Bertie Carvel stars as Yank in Eugene O'Neill's 1922 impressionistic play about class and alienation . . . .
“Filthy Beast!”
Mildred Douglas
Richard Jones’ production of Eugene O’Neill’s The Hairy Ape is a stylish affair full of arresting images. I was thankful that I had seen Southwark Playhouse’s production of the same play in 2012 because the accents of the multi-national stokers on the transatlantic liner are especially hard to decipher. Even Bertie Carvel whose diction is as clear as a ship’s bell is saddled with the deep Brooklyn accent so foreign to British ears. The Cockney trade unionist Long (Callum Dixon) is decipherable, as is Steffan Rhodri’s lyrical drunken Irishman, Paddy.

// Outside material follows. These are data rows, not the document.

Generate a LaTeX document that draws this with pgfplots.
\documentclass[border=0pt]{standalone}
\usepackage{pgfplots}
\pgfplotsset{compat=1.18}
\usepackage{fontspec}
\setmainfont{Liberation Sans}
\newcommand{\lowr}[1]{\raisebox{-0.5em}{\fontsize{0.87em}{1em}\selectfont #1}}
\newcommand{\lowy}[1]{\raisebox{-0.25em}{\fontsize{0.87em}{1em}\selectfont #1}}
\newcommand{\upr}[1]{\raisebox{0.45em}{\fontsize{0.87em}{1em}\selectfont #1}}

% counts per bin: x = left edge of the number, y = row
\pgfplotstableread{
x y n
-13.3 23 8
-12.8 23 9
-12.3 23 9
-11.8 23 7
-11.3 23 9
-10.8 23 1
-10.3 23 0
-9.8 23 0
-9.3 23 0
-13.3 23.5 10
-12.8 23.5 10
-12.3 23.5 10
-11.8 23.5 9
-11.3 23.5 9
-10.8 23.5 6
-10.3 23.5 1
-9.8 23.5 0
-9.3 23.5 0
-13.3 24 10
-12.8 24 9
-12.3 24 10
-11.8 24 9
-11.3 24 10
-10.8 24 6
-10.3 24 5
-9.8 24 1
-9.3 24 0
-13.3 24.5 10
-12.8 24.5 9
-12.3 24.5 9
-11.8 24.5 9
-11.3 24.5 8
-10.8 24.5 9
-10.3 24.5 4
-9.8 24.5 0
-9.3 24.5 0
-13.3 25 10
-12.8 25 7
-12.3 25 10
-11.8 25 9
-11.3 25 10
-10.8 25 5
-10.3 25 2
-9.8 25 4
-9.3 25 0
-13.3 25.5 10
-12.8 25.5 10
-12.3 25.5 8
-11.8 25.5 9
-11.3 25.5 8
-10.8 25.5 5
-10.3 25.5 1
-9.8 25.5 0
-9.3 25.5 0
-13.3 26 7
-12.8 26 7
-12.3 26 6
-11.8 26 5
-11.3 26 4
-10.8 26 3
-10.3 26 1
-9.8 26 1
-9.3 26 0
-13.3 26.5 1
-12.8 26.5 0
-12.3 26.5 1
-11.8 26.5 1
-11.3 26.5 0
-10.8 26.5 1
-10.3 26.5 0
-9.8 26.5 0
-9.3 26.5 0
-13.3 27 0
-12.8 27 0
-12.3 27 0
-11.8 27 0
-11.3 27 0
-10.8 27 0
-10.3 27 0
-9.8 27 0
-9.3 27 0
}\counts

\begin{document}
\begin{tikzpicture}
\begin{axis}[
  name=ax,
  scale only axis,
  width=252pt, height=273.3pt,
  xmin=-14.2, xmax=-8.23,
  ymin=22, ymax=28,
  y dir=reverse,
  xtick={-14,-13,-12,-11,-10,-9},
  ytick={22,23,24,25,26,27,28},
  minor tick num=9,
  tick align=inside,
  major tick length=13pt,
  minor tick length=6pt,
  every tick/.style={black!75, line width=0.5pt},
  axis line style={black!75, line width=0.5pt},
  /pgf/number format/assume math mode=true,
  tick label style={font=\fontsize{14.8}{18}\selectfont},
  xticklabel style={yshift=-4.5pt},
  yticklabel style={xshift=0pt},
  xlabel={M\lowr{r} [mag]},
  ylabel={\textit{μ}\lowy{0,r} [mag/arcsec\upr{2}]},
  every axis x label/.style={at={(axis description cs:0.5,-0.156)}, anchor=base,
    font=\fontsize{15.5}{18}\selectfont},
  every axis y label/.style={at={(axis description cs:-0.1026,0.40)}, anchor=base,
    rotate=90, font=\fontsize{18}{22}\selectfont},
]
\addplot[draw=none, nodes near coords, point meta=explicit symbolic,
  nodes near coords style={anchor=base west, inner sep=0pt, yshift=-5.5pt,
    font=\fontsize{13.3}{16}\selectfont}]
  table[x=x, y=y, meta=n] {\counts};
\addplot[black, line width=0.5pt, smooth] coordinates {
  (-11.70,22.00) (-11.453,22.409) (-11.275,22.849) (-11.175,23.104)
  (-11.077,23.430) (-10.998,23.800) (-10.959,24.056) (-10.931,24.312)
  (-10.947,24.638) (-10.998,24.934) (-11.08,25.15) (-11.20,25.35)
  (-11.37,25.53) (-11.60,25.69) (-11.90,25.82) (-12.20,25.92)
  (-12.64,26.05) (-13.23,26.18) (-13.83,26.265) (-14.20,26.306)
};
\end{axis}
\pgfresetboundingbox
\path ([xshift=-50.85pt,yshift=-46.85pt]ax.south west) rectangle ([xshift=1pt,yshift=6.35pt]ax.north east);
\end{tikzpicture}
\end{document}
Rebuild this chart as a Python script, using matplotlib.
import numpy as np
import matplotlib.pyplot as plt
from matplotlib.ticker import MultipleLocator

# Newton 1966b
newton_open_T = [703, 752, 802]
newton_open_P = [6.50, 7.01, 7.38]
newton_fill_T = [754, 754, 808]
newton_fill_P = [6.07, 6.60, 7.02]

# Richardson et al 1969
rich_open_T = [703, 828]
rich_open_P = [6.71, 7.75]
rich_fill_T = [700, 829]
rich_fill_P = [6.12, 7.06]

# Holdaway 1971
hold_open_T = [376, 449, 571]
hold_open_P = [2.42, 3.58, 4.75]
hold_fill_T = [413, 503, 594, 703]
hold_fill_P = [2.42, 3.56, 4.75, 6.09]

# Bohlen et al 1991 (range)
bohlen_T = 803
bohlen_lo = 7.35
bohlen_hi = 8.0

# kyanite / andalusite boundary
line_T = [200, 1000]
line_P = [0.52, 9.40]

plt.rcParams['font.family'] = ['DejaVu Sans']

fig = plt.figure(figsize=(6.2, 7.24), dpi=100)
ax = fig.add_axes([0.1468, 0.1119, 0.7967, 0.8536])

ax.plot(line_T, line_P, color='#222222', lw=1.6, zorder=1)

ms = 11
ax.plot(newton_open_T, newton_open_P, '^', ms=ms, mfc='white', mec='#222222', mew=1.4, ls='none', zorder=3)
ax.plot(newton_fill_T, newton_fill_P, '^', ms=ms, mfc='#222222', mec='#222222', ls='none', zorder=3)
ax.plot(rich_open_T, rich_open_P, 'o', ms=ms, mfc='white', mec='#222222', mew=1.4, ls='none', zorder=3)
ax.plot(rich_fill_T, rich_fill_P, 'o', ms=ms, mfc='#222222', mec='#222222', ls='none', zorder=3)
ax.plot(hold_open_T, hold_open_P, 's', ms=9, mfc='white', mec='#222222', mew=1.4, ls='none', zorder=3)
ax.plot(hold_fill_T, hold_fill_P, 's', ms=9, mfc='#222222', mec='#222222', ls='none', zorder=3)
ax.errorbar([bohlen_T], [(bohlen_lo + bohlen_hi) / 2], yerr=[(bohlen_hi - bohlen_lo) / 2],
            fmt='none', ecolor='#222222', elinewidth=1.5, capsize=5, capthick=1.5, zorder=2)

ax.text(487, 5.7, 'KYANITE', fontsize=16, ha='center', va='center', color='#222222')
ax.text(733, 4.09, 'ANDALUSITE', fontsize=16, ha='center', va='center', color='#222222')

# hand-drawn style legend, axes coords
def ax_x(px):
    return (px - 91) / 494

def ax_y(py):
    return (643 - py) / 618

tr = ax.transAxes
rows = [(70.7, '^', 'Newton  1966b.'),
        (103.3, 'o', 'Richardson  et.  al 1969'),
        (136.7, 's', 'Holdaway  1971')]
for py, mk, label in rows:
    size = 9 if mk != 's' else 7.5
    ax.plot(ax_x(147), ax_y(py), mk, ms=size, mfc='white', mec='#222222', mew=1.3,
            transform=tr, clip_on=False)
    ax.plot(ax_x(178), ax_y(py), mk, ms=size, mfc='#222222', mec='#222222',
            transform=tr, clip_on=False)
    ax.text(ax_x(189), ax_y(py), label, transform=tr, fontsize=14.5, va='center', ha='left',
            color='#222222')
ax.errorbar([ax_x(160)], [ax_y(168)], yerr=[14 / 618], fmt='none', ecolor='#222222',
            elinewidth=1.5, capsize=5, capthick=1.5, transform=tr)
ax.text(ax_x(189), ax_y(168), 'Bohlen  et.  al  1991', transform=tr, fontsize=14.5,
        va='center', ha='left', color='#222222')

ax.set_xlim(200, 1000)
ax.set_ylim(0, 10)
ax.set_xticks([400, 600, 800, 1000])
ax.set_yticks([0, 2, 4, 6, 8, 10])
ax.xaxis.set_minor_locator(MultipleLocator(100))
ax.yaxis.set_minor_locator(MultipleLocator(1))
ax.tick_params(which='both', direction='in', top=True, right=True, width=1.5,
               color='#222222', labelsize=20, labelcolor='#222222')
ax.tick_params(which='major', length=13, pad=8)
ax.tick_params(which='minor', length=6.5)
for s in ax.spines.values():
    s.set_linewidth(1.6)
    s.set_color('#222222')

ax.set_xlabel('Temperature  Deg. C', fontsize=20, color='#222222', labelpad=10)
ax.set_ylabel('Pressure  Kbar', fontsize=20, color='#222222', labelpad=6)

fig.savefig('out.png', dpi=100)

The play opens in a yellow container reminding me of one of Shunt‘s productions set on pop up sites in transport containers. The opening image is a dark sculpture, a powerful mass of heaving bodies against the bright yellow container that gets the black coal dust on it as the men come into contact with the walls. The play has many of these wonderful images, black and yellow and worthy of display in a gallery of modern but not abstract art.
Apart from these men, is the lone figure of a man shaped like a gorilla, his pronounced arse resting on the metal table, his massive shoulders hunched forward and his muscular arms hanging down braced on his knees like a drama student on an early exercise to take on the physical characteristics of a monkey at the zoo. He folds his arms round his body and scratches repeatedly at his armpits. We are as close as we can get to man aping a gorilla. This is Robert Smith or Yank (Bertie Carvel) and his stage presence is riveting. He swings from the overhead bars in case we had failed to grasp the visual simian analogy.
Maybe the unintelligibility of what he says is a part of the director’s plan for us to realize the Darwinian origins of this man. We cut to the deck of the boat under a backdrop of Douglas Steel. I muse about how almost a hundred years later Douglas Steel is standing up to the influx of cheap imports of steel produced in China? Here is the very spoilt Mildred (Rosie Sheehy), daughter of the steel magnate arguing with her aunt chaperone. At her request, Mildred is taken down to the engine room of the ship by the Second Engineer (Nicholas Karimi) where she comes face to face with Yank and hysterically calls him a “filthy beast”. She then swoons and is rescued by the ship’s officer.
Mildred can make no connection between her father’s wealth and the labour of the stokers. Yank is confused and upset at her reaction to him. The scene set in 5th Avenue where Yank and Long are on leave and in New York they see the rich parade out of church. In the shop window is a fur coat made out of monkey fur. These upper classes wear masks and hats, the women have yellow shoes and furs. They break into a Charleston, epitomizing the idle rich but Yank gets arrested after fighting with one of them and ends up in prison where he is told about the Industrial Workers of the World political organization.
On his release Yank visits the printing headquarters of the IWW. This is another opportunity for a startling set, co-ordinated 1920s workers and white bookshelves with piles of little red books hot off the press. Yank’s sense of alienation is complete when even this organization, designed to help the oppressed, reject his approach to them, suspecting he’s a spy and hounding him.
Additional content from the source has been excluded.